O homem, que terá a identidade preservada, foi denunciado pelo Ministério Público de São Paulo (MP-SP) por tráfico de drogas, mas a juíza considerou que não havia prova suficiente para declarar a condenação dele. A decisão foi publicada no dia 21 de janeiro.
A defesa do réu celebrou a sentença e elogiou a postura da juíza por se atentar ao processo ao invés do “clamor social pelo combate às drogas”. “A defesa conseguiu demonstrar, através das perguntas realizadas aos militares, que não havia harmonia entre seus depoimentos, colocando em dúvida a realidade dos fatos ali verificados”, explicou a advogada Isamara Freitas Oliveira.
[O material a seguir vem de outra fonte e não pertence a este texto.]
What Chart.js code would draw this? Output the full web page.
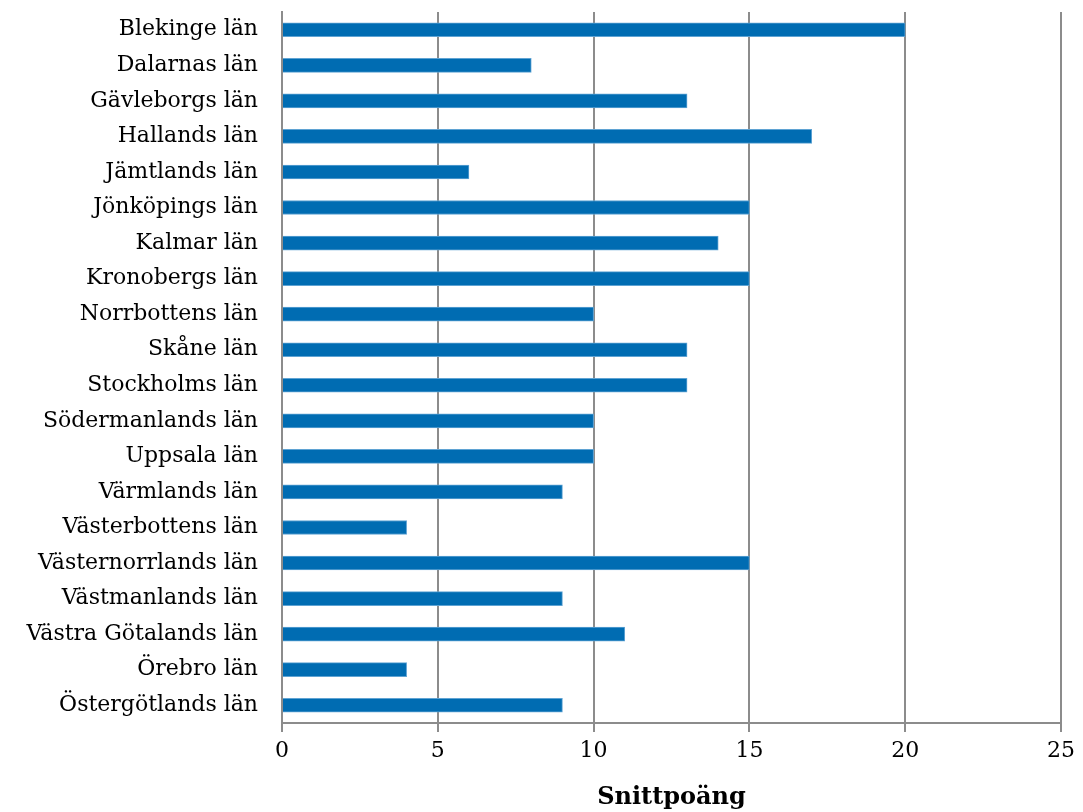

Isamara atuou no processo penal ao lado da advogada Ianca Lamas Luiz. “Pelas regras entabuladas em nossa Constituição, especialmente pelo princípio da presunção de inocência, havendo dúvida, o acusado deve ser absolvido. […] Nesse caso, a justiça foi feita”, celebrou ela.
Procurado pelo g1, o MP-SP alegou que ainda não tomou ciência da sentença oficialmente. O órgão acrescentou que aguarda a intimação para “tomar as providências cabíveis”.
Prisão
O entregador de aplicativo foi preso em flagrante na Rua Alexandre Martins, no bairro Aparecida, em julho de 2024. Conforme registrado em boletim de ocorrência (BO), ele conduzia uma motocicleta e tentou fugir ao notar a presença dos dois agentes.
Na ocasião, os PMs afirmaram que viram o homem arremessar uma sacola com drogas no chão. Desta forma, a equipe realizou a abordagem e localizou R$ 2,8 mil em espécie e um celular com o então suspeito.
Ainda segundo o BO, a sacola foi encontrada durante buscas no local e, dentro dela, haviam 200 g de haxixe e 2g de maconha.
Em depoimento, o réu alegou que o dinheiro era fruto do trabalho no pet shop da tia e também das entregas por app. Ele confessou ser usuário de maconha e afirmou que estava a caminho do conjunto habitacional do BNH (veja imagem acima) para comprar a droga para consumo pessoal.
O réu disse que foi surpreendido pelos policiais, que anunciaram a prisão logo após ouvirem que ele compraria maconha. Apesar disso, ele ressaltou que a sacola com as drogas não foi apresentada no momento da voz de prisão.
O entregador foi preso em flagrante no dia 10 de julho e as advogadas assumiram a defesa dele no dia 22 de agosto. “Impetrei habeas corpus para o STJ [Superior Tribunal de Justiça] a fim de substituir a custódia preventiva por medidas cautelares diversas da prisão, que foi concedida liminarmente”, afirmou Isamara, acrescentando que o cliente foi solto no dia 27 de agosto.
Contradições
De acordo com o processo, as declarações prestadas pelos PMs em juízo destoaram significativamente do relato que fizeram à autoridade policial no momento do registro da ocorrência.
Na delegacia, os agentes narraram que o acusado arremessou ao chão uma sacola contendo a droga durante a fuga de motocicleta,.
“No contraditório, entretanto, os policiais militares apresentaram versão diversa, relatando que a droga aprendida estava no interior de uma mochila térmica de entregas, conhecida como bag, mochila essa que o acusado trazia consigo no momento da abordagem”, esclareceu a juíza.
Nos depoimentos da fase judicial, os policiais também apresentaram versões contraditórias. O motivo da abordagem foi um dos pontos diversos: um agente afirmou que o acusado havia ultrapassado o semáforo vermelho, enquanto o outro alegou ter estranhado a velocidade dele ao passar por tartarugas, por exemplo.
“Quando coerentes as declarações dos agentes da autoridade, seus depoimentos são válidos para sustentar a condenação. Todavia, não havendo harmonia entre esses depoimentos, e sendo estes os únicos elementos de prova, não há como subsistir o decreto condenatório”, argumentou a juíza.